CHIMACUM — Jefferson County PUD Commissioner Wayne King asked on Wednesday if Puget Sound Energy would sell the Public Utility District its electrical system in the eastern part of the county.
“We would be willing to look at all options,” Karl Karzmar, Puget Sound Energy director of regulatory relations, replied during the PUD meeting.
King said selling the system would avoid protracted litigation through condemnation proceedings “to save your customers and our customers a whole lot of money.”
Karzmar said that he has been assigned the position of project adviser during the electric facility acquisition process.
He is to work with PUD leaders and Jefferson County PSE representatives Tim Caldwell and Linda Streissguth.
In November, voters gave the PUD, which now provides water and sewer service to about 4,000 customers, the authority to provide electric service in East Jefferson County, which is now served by PSE, which serves about 18,200 power customers.

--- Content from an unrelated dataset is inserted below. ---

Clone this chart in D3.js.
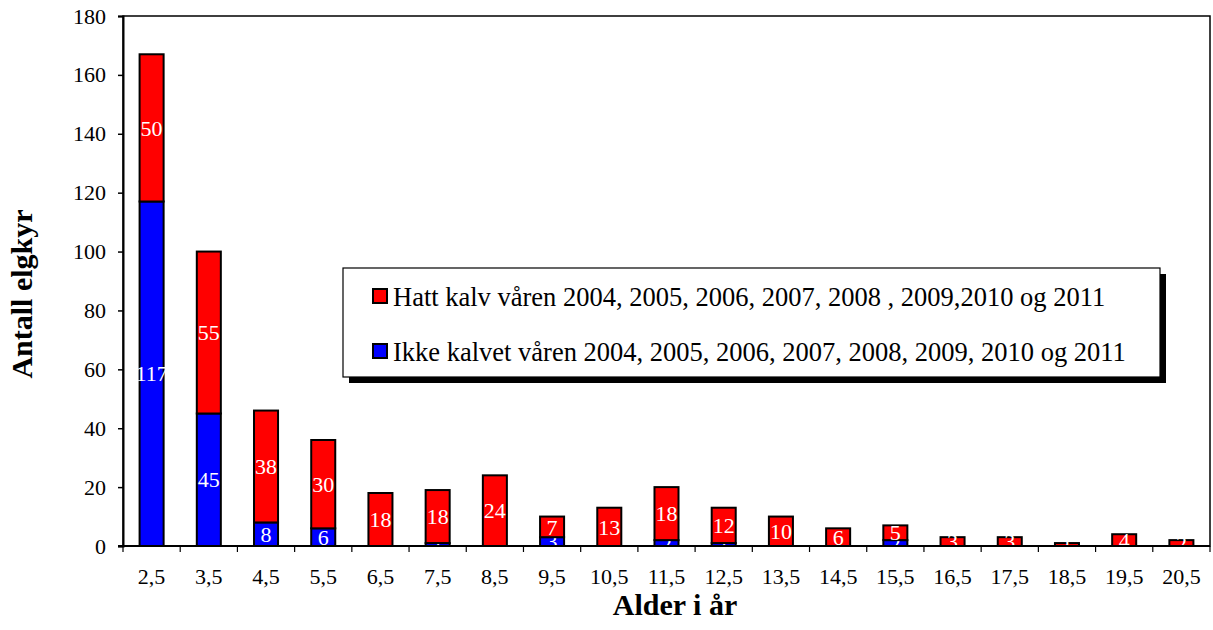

The brief exchange between King and Karzmar came at the conclusion of a presentation of the PUD-contracted D. Hittle and Associate’s final feasibility study report.
The report by the Lynnwood consultant recommends that the PUD move aggressively to acquire PSE’s facilities in East Jefferson County by 2012.
Hittle figures PSE’s facilities are worth $47.1 million — considerably less than a PSE consultant’s $100 million-plus estimate aired during the Proposition 1 election campaign, which ended in voter approval of a PUD takeover of electrical service.
The Hittle report concludes that it would cost $70 million to reproduce PSE’s system to serve about 18,200 customers, 84 percent of them residential.
“PUD is now in the negotiation mode,” said Bob Schneider, Hittle president, who told the PUD commissioners they could be assured of getting a faster allocation of low-cost Bonneville Power Administration power because two other power authority elections failed in Island and Skagit counties in November.
BPA has allocated 50 megawatts of discounted power to new PUDs.
With no competition, the PUD could find it has a shorter waiting period for getting into the power business, Schneider said.
“In fact it could be zero,” he added, although he said the notice period to allow BPA to prepare for the changeover from PSE to PUD could take up to three years.
That could increase the cost of getting into the business, Schneider concluded.
“Interest rates have gone up quite a bit since we last talked,” said John Heberling, Hittle vice president.
“The cost of credit needed to get municipal financing has gone up.”
Payment of interest and principal on debt is a significant cost, he said.
But if the PUD were to notify BPA today, he said, “You could reasonably expect to have [power] available to you in 2012.”
He said the price of the PSE system would likely be somewhere between the net book value and original cost less depreciation.
PUD General Manager Jim Parker met with Bonneville representatives on Friday.
“They’re very supportive,” he said Wednesday.
PUD Commissioner Dana Roberts of Port Townsend said that he and his fellow commissioners shared enough interest to take up Hittle’s recommendations.
The PUD commissioners contracted Hittle before the November election for work not to exceed $30,000.
Citizens for Local Power successfully gathered more than 2,169 petition signatures by June — only 1,626 were needed — to put the question on the ballot.
The group argued that granting PUD power authority would secure local voter control of electric service, local living-wage jobs, better customer service and consumer cost savings on energy purchased from Bonneville Power Administration, which has set aside 250 kilowatt hours for new PUDs, along with tax exemptions.
PSE, which falls under the jurisdiction of Washington Utility and Transportation Commission, does not qualify for BPA rates as a private corporation.
PSE executives originally viewed the PUD move as a hostile takeover of its power infrastructure, but now say that although they want to continue the service they have provided to East Jefferson County for more than 100 years, they are willing to accept the will of the voters.